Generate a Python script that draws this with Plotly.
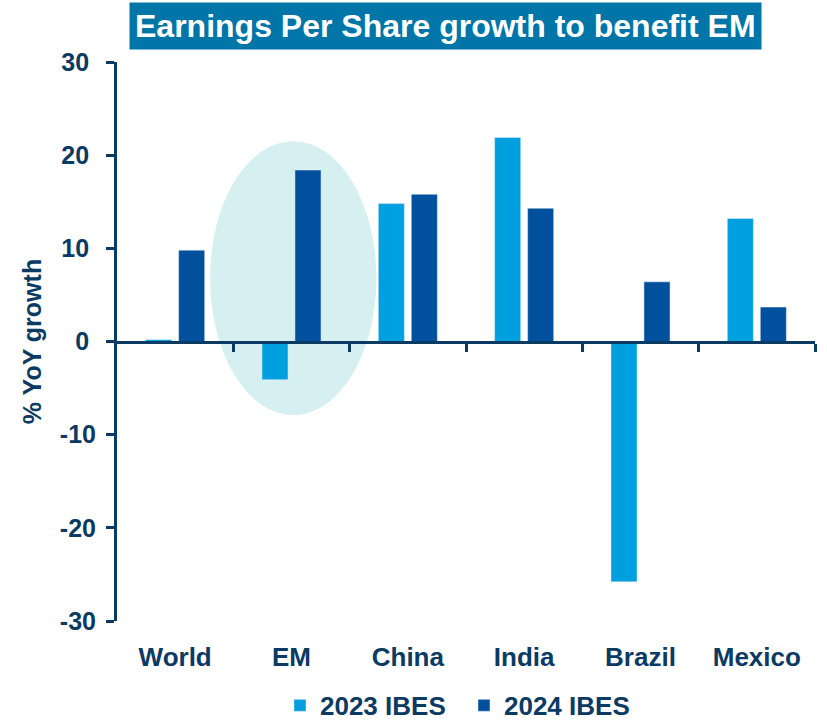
import plotly.graph_objects as go

categories = ["World", "EM", "China", "India", "Brazil", "Mexico"]
eps_2023 = [0.2, -4.1, 14.8, 21.9, -25.8, 13.2]
eps_2024 = [9.8, 18.4, 15.8, 14.3, 6.4, 3.7]
y_ticks = [-30, -20, -10, 0, 10, 20, 30]
y_ticktext = [("%d" % v) if v < 0 else ("%d\u00a0" % v) for v in y_ticks]

NAVY = "#0B3A62"
LIGHT = "#009FDF"
DARK = "#00509E"
FONT = "Liberation Sans, Arial, sans-serif"

fig = go.Figure()
fig.add_trace(go.Bar(x=categories, y=eps_2023, name="2023 IBES", marker_color=LIGHT))
fig.add_trace(go.Bar(x=categories, y=eps_2024, name="2024 IBES", marker_color=DARK))
# invisible trace to activate the zero-line axis with boundary ticks
fig.add_trace(go.Scatter(x=[0], y=[0], xaxis="x2", mode="markers",
                         marker=dict(opacity=0), showlegend=False, hoverinfo="skip"))

fig.add_shape(type="circle", xref="x", yref="y", x0=0.30, x1=1.73, y0=-7.9, y1=21.5,
              fillcolor="#D6F0F1", line=dict(width=0), layer="below")

fig.update_layout(
    width=827, height=721,
    margin=dict(l=117, r=12, t=62, b=100, autoexpand=False),
    paper_bgcolor="white", plot_bgcolor="white",
    font=dict(family=FONT, color=NAVY, size=22),
    barmode="group", bargap=0.433, bargroupgap=0.21,
    showlegend=True,
    legend=dict(orientation="h", x=0.2335, xanchor="left", y=-0.151, yanchor="middle",
                font=dict(size=26, family=FONT, color=NAVY, weight="bold"),
                itemwidth=30, entrywidth=139, entrywidthmode="pixels",
                traceorder="normal"),
    xaxis=dict(showline=False, ticks="", showgrid=False, zeroline=False, automargin=False,
               tickfont=dict(size=26, family=FONT, color=NAVY, weight="bold"),
               ticklabelstandoff=18, range=[-0.5, 5.5]),
    xaxis2=dict(overlaying="x", anchor="free", position=0.5, range=[-0.5, 5.5],
                showline=True, linecolor=NAVY, linewidth=3, ticks="outside",
                tickvals=[0.5, 1.5, 2.5, 3.5, 4.5, 5.5], ticklen=8, tickwidth=3,
                tickcolor=NAVY, showticklabels=False, showgrid=False, zeroline=False),
    yaxis=dict(range=[-30, 30], tickvals=y_ticks, ticktext=y_ticktext,
               showgrid=False, zeroline=False, automargin=False,
               showline=True, linecolor=NAVY, linewidth=3, ticks="outside",
               ticklen=8, tickwidth=3, tickcolor=NAVY, ticklabelstandoff=5,
               tickfont=dict(size=25, family=FONT, color=NAVY, weight="bold"),
               title=dict(text="% YoY growth", standoff=12,
                          font=dict(size=25, family=FONT, color=NAVY, weight="bold"))),
)

fig.add_annotation(text="<b>Earnings Per Share growth to benefit EM</b>",
                   xref="paper", yref="paper", x=0.4713, y=1.0644,
                   xanchor="center", yanchor="middle", showarrow=False,
                   bgcolor="#0075A8", borderpad=5,
                   font=dict(size=32, family=FONT, color="white"))

fig.write_html("out.html", config={"displayModeBar": False},
               post_script="document.body.style.margin='0';document.body.style.overflow='hidden';")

------------------------------

Copy every line of the data word for word, omitting the images.

Generate a Python script that draws this with Plotly.
import plotly.graph_objects as go

categories = ["World", "EM", "China", "India", "Brazil", "Mexico"]
eps_2023 = [0.2, -4.1, 14.8, 21.9, -25.8, 13.2]
eps_2024 = [9.8, 18.4, 15.8, 14.3, 6.4, 3.7]
y_ticks = [-30, -20, -10, 0, 10, 20, 30]
y_ticktext = [("%d" % v) if v < 0 else ("%d\u00a0" % v) for v in y_ticks]

NAVY = "#0B3A62"
LIGHT = "#009FDF"
DARK = "#00509E"
FONT = "Liberation Sans, Arial, sans-serif"

fig = go.Figure()
fig.add_trace(go.Bar(x=categories, y=eps_2023, name="2023 IBES", marker_color=LIGHT))
fig.add_trace(go.Bar(x=categories, y=eps_2024, name="2024 IBES", marker_color=DARK))
# invisible trace to activate the zero-line axis with boundary ticks
fig.add_trace(go.Scatter(x=[0], y=[0], xaxis="x2", mode="markers",
                         marker=dict(opacity=0), showlegend=False, hoverinfo="skip"))

fig.add_shape(type="circle", xref="x", yref="y", x0=0.30, x1=1.73, y0=-7.9, y1=21.5,
              fillcolor="#D6F0F1", line=dict(width=0), layer="below")

fig.update_layout(
    width=827, height=721,
    margin=dict(l=117, r=12, t=62, b=100, autoexpand=False),
    paper_bgcolor="white", plot_bgcolor="white",
    font=dict(family=FONT, color=NAVY, size=22),
    barmode="group", bargap=0.433, bargroupgap=0.21,
    showlegend=True,
    legend=dict(orientation="h", x=0.2335, xanchor="left", y=-0.151, yanchor="middle",
                font=dict(size=26, family=FONT, color=NAVY, weight="bold"),
                itemwidth=30, entrywidth=139, entrywidthmode="pixels",
                traceorder="normal"),
    xaxis=dict(showline=False, ticks="", showgrid=False, zeroline=False, automargin=False,
               tickfont=dict(size=26, family=FONT, color=NAVY, weight="bold"),
               ticklabelstandoff=18, range=[-0.5, 5.5]),
    xaxis2=dict(overlaying="x", anchor="free", position=0.5, range=[-0.5, 5.5],
                showline=True, linecolor=NAVY, linewidth=3, ticks="outside",
                tickvals=[0.5, 1.5, 2.5, 3.5, 4.5, 5.5], ticklen=8, tickwidth=3,
                tickcolor=NAVY, showticklabels=False, showgrid=False, zeroline=False),
    yaxis=dict(range=[-30, 30], tickvals=y_ticks, ticktext=y_ticktext,
               showgrid=False, zeroline=False, automargin=False,
               showline=True, linecolor=NAVY, linewidth=3, ticks="outside",
               ticklen=8, tickwidth=3, tickcolor=NAVY, ticklabelstandoff=5,
               tickfont=dict(size=25, family=FONT, color=NAVY, weight="bold"),
               title=dict(text="% YoY growth", standoff=12,
                          font=dict(size=25, family=FONT, color=NAVY, weight="bold"))),
)

fig.add_annotation(text="<b>Earnings Per Share growth to benefit EM</b>",
                   xref="paper", yref="paper", x=0.4713, y=1.0644,
                   xanchor="center", yanchor="middle", showarrow=False,
                   bgcolor="#0075A8", borderpad=5,
                   font=dict(size=32, family=FONT, color="white"))

fig.write_html("out.html", config={"displayModeBar": False},
               post_script="document.body.style.margin='0';document.body.style.overflow='hidden';")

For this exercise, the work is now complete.